As for your second question, it is a decision for the government, and for the opposition, and the parties in the Parliament to decide. We believe that there is already a good proposal that has been offered by the Members of the European Parliament that provides a good basis for an agreement. We hope very much that the parties will use it as a basis for coming together in the interests of their country, in the interests of the region, in order to participate in the elections without unnecessary delay.
The judicial reform, an important step forward for Albania in its fight against corruption
Question: Since you’ve been a really supporter of the justice reform Mr. Ambassador, will the U.S. administration encourage the creation of the justice system, such as the vetting commissions, from the majority and opposition of the new parliament, without the Democratic Party and its allies.

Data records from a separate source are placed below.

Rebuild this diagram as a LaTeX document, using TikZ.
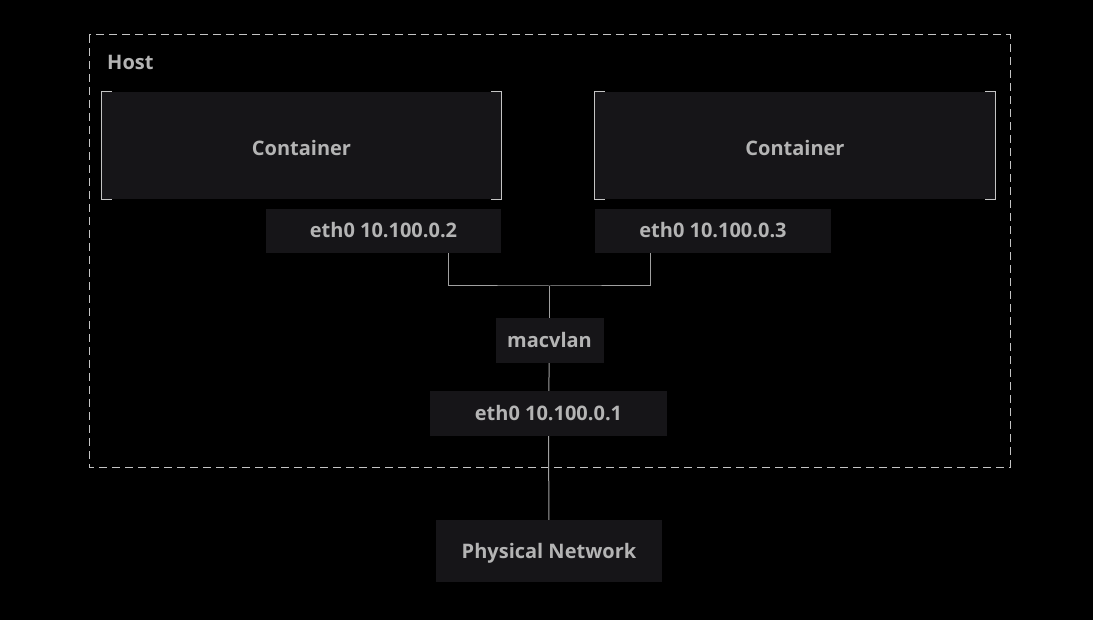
\documentclass[tikz,border=0pt]{standalone}
\usepackage{fontspec}
\setmainfont{Open Sans}
\usepackage{xcolor}
\definecolor{bgblack}{HTML}{000000}
\definecolor{boxfill}{HTML}{161518}
\definecolor{txtgrey}{HTML}{B4B4B4}
\definecolor{wiregrey}{HTML}{A0A0A0}
\definecolor{edgegrey}{HTML}{C4C4C4}

\tikzset{
  blk/.style={fill=boxfill, text=txtgrey, inner sep=0pt, text height=14pt, text depth=0pt,
    font=\fontsize{20}{24}\selectfont\bfseries},
  wire/.style={draw=wiregrey, line width=1pt},
  brk/.style={draw=edgegrey, line width=1.2pt}
}

\begin{document}
\begin{tikzpicture}[x=1pt, y=-1pt]
         \fill[bgblack] (0,0) rectangle (1093,620);
         \useasboundingbox (0,0) rectangle (1093,620);
         % host border
         \draw[edgegrey, dashed, dash pattern=on 8pt off 5pt, line width=1pt] (89,35) rectangle (1010,467);
         \node[text=txtgrey, anchor=west, inner sep=0pt, text height=14pt, text depth=0pt,
           font=\fontsize{20}{24}\selectfont\bfseries] (H) at (107,63) {Host};
         % containers
         \node[blk, minimum width=399pt, minimum height=107pt] (C1) at (301.5,145.5) {};
         \node[blk, minimum width=400pt, minimum height=107pt] (C2) at (795,145.5) {};
         \node[text=txtgrey, inner sep=0pt, text height=14pt, text depth=0pt,
           font=\fontsize{20}{24}\selectfont\bfseries] at ([yshift=-3.5pt]C1.center) {Container};
         \node[text=txtgrey, inner sep=0pt, text height=14pt, text depth=0pt,
           font=\fontsize{20}{24}\selectfont\bfseries] at ([yshift=-3.5pt]C2.center) {Container};
         \draw[brk] ([xshift=10pt]C1.north west) -- (C1.north west) -- (C1.south west) -- ([xshift=10pt]C1.south west);
         \draw[brk] ([xshift=-10pt]C1.north east) -- (C1.north east) -- (C1.south east) -- ([xshift=-10pt]C1.south east);
         \draw[brk] ([xshift=10pt]C2.north west) -- (C2.north west) -- (C2.south west) -- ([xshift=10pt]C2.south west);
         \draw[brk] ([xshift=-10pt]C2.north east) -- (C2.north east) -- (C2.south east) -- ([xshift=-10pt]C2.south east);
         % interfaces
         \node[blk, minimum width=235pt, minimum height=44pt] (E2) at (383.5,231) {eth0 10.100.0.2};
         \node[blk, minimum width=236pt, minimum height=44pt] (E3) at (713,231) {eth0 10.100.0.3};
         \node[blk, minimum width=108pt, minimum height=45pt] (M) at (549.5,340.5) {macvlan};
         \node[blk, minimum width=237pt, minimum height=45pt] (E1) at (548.5,413.5) {eth0 10.100.0.1};
         \node[blk, minimum width=226pt, minimum height=62pt] (P) at (549,551) {Physical Network};
         \coordinate (J) at (549.5,286);
         \draw[wire] (E2.south -| 448,0) |- (J) -| (E3.south -| 650,0);
         \draw[wire] (J) -- (M);
         \draw[wire] (M) -- (E1);
         \draw[wire] (E1) -- (P);
      \end{tikzpicture}
\end{document}
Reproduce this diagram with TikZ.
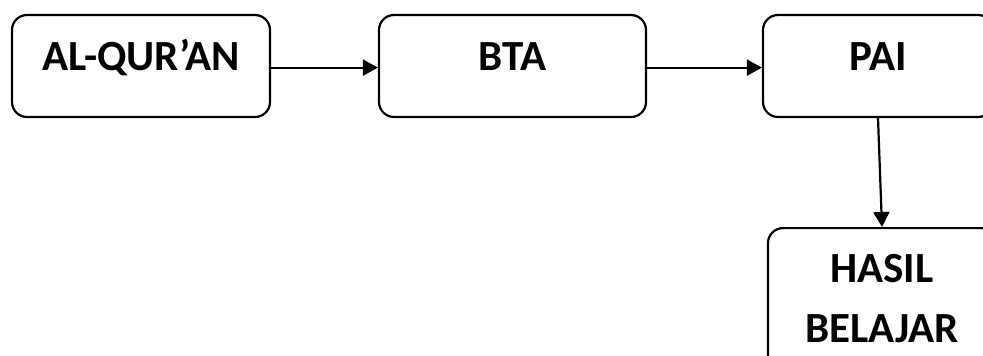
\documentclass[tikz,border=0pt]{standalone}
\usepackage{fontspec}
\setmainfont{Carlito}
\usetikzlibrary{arrows.meta}
\begin{document}
\begin{tikzpicture}[x=1pt,y=-1pt,
  box/.style={draw=black, line width=2.2pt, rounded corners=15pt, inner sep=0pt,
    font=\fontsize{43}{60}\selectfont\bfseries, align=center},
  onebox/.style={box, minimum height=102pt, text height=27pt, text depth=19pt},
  arr/.style={line width=2.2pt, -{Triangle[length=15pt,width=16pt]}}]
\useasboundingbox[clip] (0,0) rectangle (983,356);
\node[onebox, minimum width=258pt] (quran) at (141,66) {AL-QUR’AN};
\node[onebox, minimum width=267pt] (bta) at (512.5,66) {BTA};
\node[onebox, minimum width=230pt] (pai) at (878,66) {PAI};
\node[box, minimum width=228pt, anchor=north, text height=114pt, text depth=30pt] (hasil) at (882,227) {HASIL\\BELAJAR};
\draw[arr] (quran.mid east) -- (bta.mid west);
\draw[arr] (bta.mid east) -- (pai.mid west);
\draw[arr] (pai.south) -- (hasil.north);
\end{tikzpicture}
\end{document}
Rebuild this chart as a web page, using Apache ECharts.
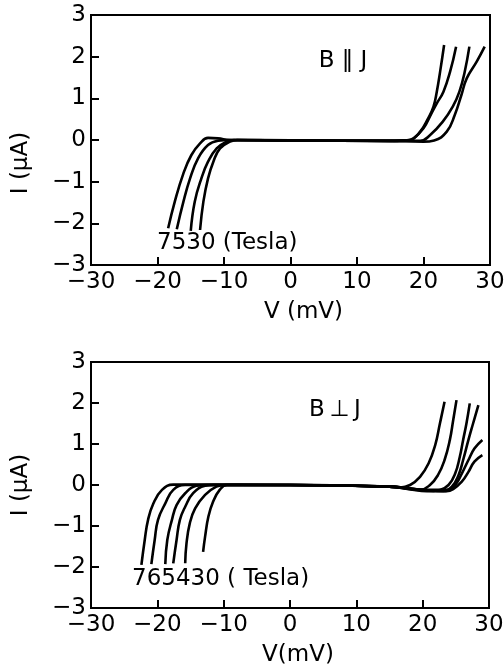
<!DOCTYPE html>
<html>
<head>
<meta charset="utf-8">
<script src="https://cdn.jsdelivr.net/npm/echarts@6/dist/echarts.min.js"></script>
<style>
html,body{margin:0;padding:0;background:#fff;}
#charts{width:504px;height:664px;}
</style>
</head>
<body>
<div id="charts"></div>
<script>
// B || J  (field in Tesla), points are [V (mV), I (uA)]
let par7 = [[-18.4,-2.12],[-17.4,-1.48],[-16.1,-0.8],[-14.9,-0.36],[-13.6,-0.08],[-12.4,0.05],[-10.9,0.04],[-9.1,0],[0,-0.01],[15,-0.02],[20.0,-0.04],[21.6,-0.01],[23.5,0.2],[24.7,0.6],[25.7,1.08],[26.5,1.48],[28.0,1.88],[29.2,2.24]];
let par5 = [[-17.1,-2.14],[-16.1,-1.48],[-15.1,-0.92],[-13.9,-0.44],[-12.4,-0.12],[-10.9,-0.02],[-9.1,0],[0,-0.01],[15,-0.02],[19.5,-0.02],[21.0,0.12],[22.9,0.44],[24.4,0.8],[25.4,1.16],[26.2,1.64],[26.9,2.24]];
let par3 = [[-15.0,-2.18],[-14.4,-1.48],[-13.4,-0.92],[-12.4,-0.52],[-11.1,-0.2],[-9.6,-0.04],[-8.5,0],[0,-0.01],[15,-0.02],[17.5,-0.01],[18.5,0.04],[20.0,0.28],[21.2,0.64],[22.0,0.88],[23.0,1.16],[24.0,1.64],[24.9,2.24]];
let par0 = [[-13.6,-2.16],[-13.1,-1.48],[-12.4,-0.92],[-11.6,-0.52],[-10.6,-0.2],[-9.1,-0.04],[-8,0],[0,-0.01],[15,-0.02],[17.0,-0.01],[18.0,0],[19.5,0.2],[20.7,0.52],[21.5,0.8],[22.0,1.16],[22.5,1.64],[23.1,2.28]];

// B _|_ J
let perp7 = [[-22.4,-1.95],[-21.9,-1.34],[-21.4,-0.85],[-20.6,-0.45],[-19.3,-0.12],[-17.6,0.01],[-15.6,0.01],[0,0],[15,-0.04],[20,-0.12],[23.6,-0.15],[24.6,-0.1],[25.9,0.08],[26.9,0.32],[27.8,0.57],[29.0,0.73]];
let perp6 = [[-20.9,-1.93],[-20.4,-1.34],[-19.9,-0.85],[-18.8,-0.45],[-17.6,-0.12],[-15.8,0],[-14,0],[0,0],[15,-0.04],[20,-0.12],[23.6,-0.12],[24.9,0],[25.9,0.28],[26.9,0.61],[27.8,0.89],[29.0,1.1]];
let perp5 = [[-18.8,-1.93],[-18.5,-1.34],[-17.8,-0.85],[-17.1,-0.49],[-15.8,-0.2],[-14.1,-0.02],[-12.5,0],[0,0],[15,-0.04],[18,-0.08],[21.6,-0.15],[23.1,-0.15],[24.4,-0.04],[25.4,0.24],[26.1,0.61],[26.9,1.1],[27.6,1.5],[28.4,1.95]];
let perp4 = [[-17.6,-1.91],[-17.1,-1.34],[-16.6,-0.85],[-15.8,-0.53],[-14.6,-0.2],[-12.8,-0.02],[-11.5,0],[0,0],[15,-0.04],[18,-0.1],[20.6,-0.15],[22.6,-0.12],[23.9,0],[24.9,0.28],[25.6,0.69],[26.1,1.1],[26.6,1.5],[27.1,1.99]];
let perp3 = [[-15.8,-1.91],[-15.6,-1.42],[-15.1,-0.93],[-14.3,-0.57],[-12.8,-0.24],[-11.1,-0.04],[-9.8,0],[0,0],[15,-0.04],[17.6,-0.08],[19.6,-0.12],[21.1,0],[22.3,0.24],[23.3,0.61],[24.1,1.1],[24.6,1.58],[25.1,2.07]];
let perp0 = [[-13.1,-1.63],[-12.8,-1.26],[-12.3,-0.77],[-11.6,-0.41],[-10.6,-0.12],[-9.5,0],[0,0],[15,-0.04],[16.6,-0.06],[18.1,0],[19.6,0.2],[20.9,0.53],[21.9,0.98],[22.6,1.5],[23.3,2.03]];

let parCurves = [par7, par5, par3, par0];
let perpCurves = [perp7, perp6, perp5, perp4, perp3, perp0];

let font = 'DejaVu Sans';
let minus = (v) => String(v).replace('-', '\u2212');

function xAx(idx, name, gap, shift){
    return {
        gridIndex: idx, type: 'value', min: -30, max: 30, interval: 10,
        name: name, nameLocation: 'middle', nameGap: gap,
        nameTextStyle: {color: '#000', fontSize: 23, fontFamily: font, padding: [0, 0, 0, shift]},
        axisLine: {onZero: false, lineStyle: {color: '#000', width: 2}},
        axisTick: {inside: true, length: 8, lineStyle: {color: '#000', width: 2}},
        axisLabel: {color: '#000', fontSize: 23, fontFamily: font, margin: 6, formatter: minus},
        splitLine: {show: false}
    };
}
function yAx(idx, shift){
    return {
        gridIndex: idx, type: 'value', min: -3, max: 3, interval: 1,
        name: 'I (\u03bcA)', nameLocation: 'middle', nameGap: 58,
        nameTextStyle: {color: '#000', fontSize: 23, fontFamily: font, padding: [0, shift, 0, 0]},
        axisLine: {onZero: false, lineStyle: {color: '#000', width: 2}},
        axisTick: {inside: true, length: 8, lineStyle: {color: '#000', width: 2}},
        axisLabel: {color: '#000', fontSize: 23, fontFamily: font, margin: 5, formatter: minus},
        splitLine: {show: false}
    };
}
function lineSeries(data, idx){
    return {
        type: 'line', xAxisIndex: idx, yAxisIndex: idx, data: data,
        smooth: 0.45, showSymbol: false, silent: true,
        lineStyle: {color: '#000', width: 2.6}
    };
}

let myChart = echarts.init(document.getElementById('charts'));
let series = [];
parCurves.map((c) => series.push(lineSeries(c, 0)));
perpCurves.map((c) => series.push(lineSeries(c, 1)));

let txt = (x, y, s, align) => ({
    type: 'text', x: x, y: y,
    style: {text: s, fill: '#000', font: '23px "DejaVu Sans"', textAlign: align, textVerticalAlign: 'middle'}
});

let option = {
    animation: false,
    backgroundColor: '#fff',
    grid: [
        {left: 91, top: 15, width: 399, height: 250, show: true, borderColor: '#000', borderWidth: 2, outerBoundsMode: 'none'},
        {left: 91, top: 362, width: 398, height: 246, show: true, borderColor: '#000', borderWidth: 2, outerBoundsMode: 'none'}
    ],
    xAxis: [xAx(0, 'V (mV)', 36, 26), xAx(1, 'V(mV)', 36, 16)],
    yAxis: [yAx(0, 46), yAx(1, 0)],
    graphic: [
        txt(343, 61, 'B \u2016 J', 'center'),
        txt(335, 410, 'B\u2009\u22a5\u2009J', 'center'),
        txt(157, 243, '7530 (Tesla)', 'left'),
        txt(132, 579, '765430 ( Tesla)', 'left')
    ],
    series: series
};
myChart.setOption(option);
</script>
</body>
</html>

DAS Yee: First let me say that we are very strongly committed to supporting the judicial reform. This was an important step forward for Albania in its fight against corruption, in strengthening the rule of law, in improving the efficiency and integrity of the judicial branch. So we are committed to supporting the process that your government and opposition parties began last July, by adopting the amendments and beginning to pass the legislation. How will it work of course is going to depend on the parties. We don’t want there to be delays, we don’t believe it should be blocked, but of course, there are practical necessities, the process will not be as effective if parties boycott, if there are some parties not participating. So that will be our goal, to see that the parties can reach agreement among themselves, so they participate not in the elections but in institutions and important processes, like the judicial reform.